World to Get 50% Electricity from Wind and Solar by 2050, says BNEF Report

“We see $548 billion being invested in battery capacity by 2050, two thirds of that at the grid level and one third installed behind-the-meter by households and businesses,” said Seb Henbest, Head of Europe, Middle East and Africa for BNEF and lead author of NEO 2018.

Wind and Solar energy

The world will generate half of the power generation from solar and wind by 2050 on account of precipitous reductions in cost, and the advent of cheaper and cheaper batteries that will enable electricity to be stored and discharged to meet shifts in demand and supply, according to the Bloomberg New Energy Finance (BNEF) report.

BNEF in its report ‘New Energy Outlook (NEO) 2018’ states, this year’s outlook is the first to highlight the huge impact that falling battery costs will have on the electricity mix over the coming decades. It predicts that lithium-ion battery prices, already down by nearly 80% per megawatt-hour since 2010, will continue to tumble as electric vehicle manufacturing builds up through the 2020s.

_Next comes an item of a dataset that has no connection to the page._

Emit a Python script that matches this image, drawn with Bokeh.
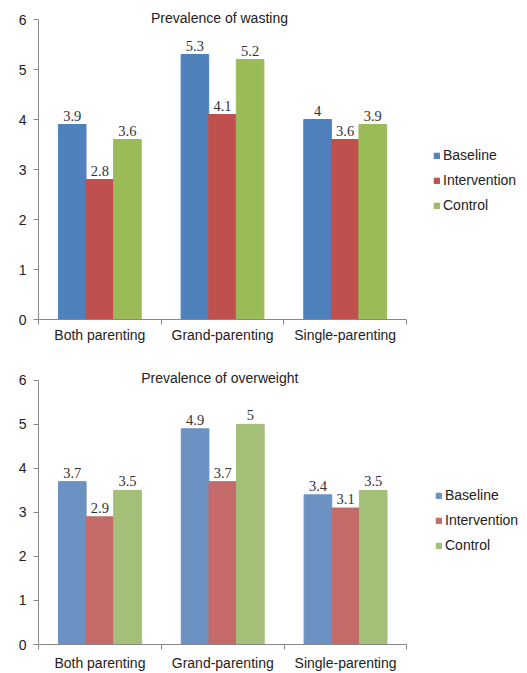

“We see $548 billion being invested in battery capacity by 2050, two thirds of that at the grid level and one third installed behind-the-meter by households and businesses,” said Seb Henbest, Head of Europe, Middle East and Africa for BNEF and lead author of NEO 2018.

Henbest further added that, “The arrival of cheap battery storage will mean that it becomes increasingly possible to finesse the delivery of electricity from wind and solar, so that these technologies can help meet demand even when the wind isn’t blowing and the sun isn’t shining. The result will be renewables eating up more and more of the existing market for coal, gas and nuclear.”

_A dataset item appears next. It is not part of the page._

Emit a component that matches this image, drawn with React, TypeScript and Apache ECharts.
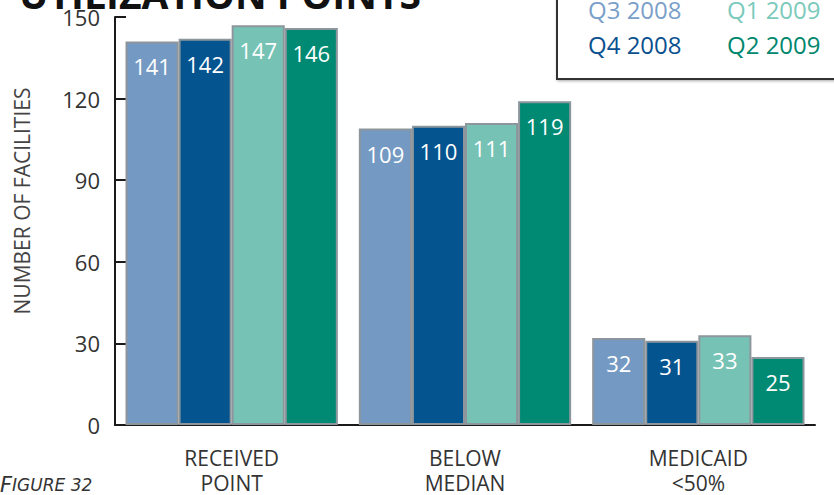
import React, { useEffect, useRef } from "react";
import * as echarts from "echarts";

const categories = ["RECEIVED\nPOINT", "BELOW\nMEDIAN", "MEDICAID\n<50%"];
const seriesNames = ["Q3 2008", "Q4 2008", "Q1 2009", "Q2 2009"];
const q3_2008 = [141, 109, 32];
const q4_2008 = [142, 110, 31];
const q1_2009 = [147, 111, 33];
const q2_2009 = [146, 119, 25];
const seriesValues = [q3_2008, q4_2008, q1_2009, q2_2009];
const colors = ["#7499c2", "#04548f", "#76c3b5", "#008a73"];
const legendColors = ["#7aa0c9", "#0b5190", "#7ccabc", "#00876e"];
const yTicks = { min: 0, max: 150, interval: 30 };

const FONT = "'Open Sans', 'Noto Sans', sans-serif";

export default function App() {
  const ref = useRef<HTMLDivElement>(null);
  useEffect(() => {
    if (!ref.current) return;
    const chart = echarts.init(ref.current, undefined, { renderer: "svg" });
    chart.setOption({
      animation: false,
      backgroundColor: "#ffffff",
      grid: { left: 115, right: 19, top: 17, bottom: 68, containLabel: false },
      xAxis: {
        type: "category",
        data: categories,
        axisLine: { lineStyle: { color: "#1a1a1a", width: 2 } },
        axisTick: { inside: true, length: 8, lineStyle: { color: "#1a1a1a", width: 2 } },
        axisLabel: {
          color: "#333",
          fontFamily: FONT,
          fontSize: 21,
          lineHeight: 25,
          margin: 20,
          interval: 0,
        },
      },
      yAxis: {
        type: "value",
        min: yTicks.min,
        max: yTicks.max,
        interval: yTicks.interval,
        splitLine: { show: false },
        axisLine: { show: true, lineStyle: { color: "#1a1a1a", width: 2 } },
        axisTick: { show: true, inside: true, length: 11, lineStyle: { color: "#1a1a1a", width: 2 } },
        axisLabel: { color: "#333", fontFamily: FONT, fontSize: 22, margin: 15 },
      },
      series: seriesValues.map((vals, i) => ({
        type: "bar",
        name: seriesNames[i],
        data: vals,
        barGap: "0%",
        barCategoryGap: "9%",
        itemStyle: { color: colors[i], borderColor: "#8d969c", borderWidth: 2 },
        label: {
          show: true,
          position: "insideTop",
          distance: 14,
          color: "#ffffff",
          fontFamily: FONT,
          fontSize: 22,
        },
      })),
      graphic: [
        {
          type: "text",
          left: 19,
          top: -26,
          style: {
            text: "UTILIZATION POINTS",
            fill: "#111",
            font: `bold 39px ${FONT}`,
          },
        },
        {
          type: "rect",
          shape: { x: 557, y: -10, width: 300, height: 89 },
          style: {
            fill: "#fff",
            stroke: "#333",
            lineWidth: 2,
            shadowColor: "rgba(0,0,0,0.35)",
            shadowBlur: 3,
            shadowOffsetX: 1,
            shadowOffsetY: 1,
          },
        },
        ...[
          { x: 588, y: 9, i: 0 },
          { x: 588, y: 44, i: 1 },
          { x: 727, y: 9, i: 2 },
          { x: 727, y: 44, i: 3 },
        ].map((p) => ({
          type: "text",
          x: p.x,
          y: p.y,
          style: {
            text: seriesNames[p.i],
            fill: legendColors[p.i],
            font: `24px ${FONT}`,
            verticalAlign: "middle",
            align: "left",
          },
        })),
        {
          type: "text",
          x: 22,
          y: 201,
          rotation: Math.PI / 2,
          style: {
            text: "NUMBER OF FACILITIES",
            fill: "#444",
            font: `21px ${FONT}`,
            align: "center",
            verticalAlign: "middle",
          },
        },
        {
          type: "text",
          x: 0,
          y: 485,
          style: {
            text: "{a|F}{b|IGURE 32}",
            verticalAlign: "middle",
            rich: {
              a: { fontFamily: "'DejaVu Sans', sans-serif", fontStyle: "italic", fontSize: 21, fill: "#333", color: "#333" },
              b: { fontFamily: "'DejaVu Sans', sans-serif", fontStyle: "italic", fontSize: 17, fill: "#333", color: "#333" },
            },
          },
        },
      ],
    });
    return () => chart.dispose();
  }, []);
  return <div ref={ref} style={{ width: 834, height: 495, position: "absolute", left: 0, top: 0 }} />;
}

BNEF in its outlook sees $11.5 trillion being invested globally in new power generation capacity between 2018 and 2050, with $8.4 trillion of that going to wind and solar and a further $1.5 trillion to other zero-carbon technologies such as hydro and nuclear.

NEO 2018 further stated that, this investment will produce a 17-fold increase in solar photovoltaic capacity worldwide, and a six-fold increase in wind power capacity. The levelized cost of electricity, or LCOE, from new PV plants is forecast to fall a further 71% by 2050, while that for onshore wind drops by a further 58%. These two technologies have already seen LCOE reductions of 77% and 41% respectively between 2009 and 2018.

BNEF, Head of Energy Economics, Elena Giannakopoulou said, “Coal emerges as the biggest loser in the long run. Beaten on cost by wind and PV for bulk electricity generation, and batteries and gas for flexibility, the future electricity system will reorganize around cheap renewables – coal gets squeezed out.”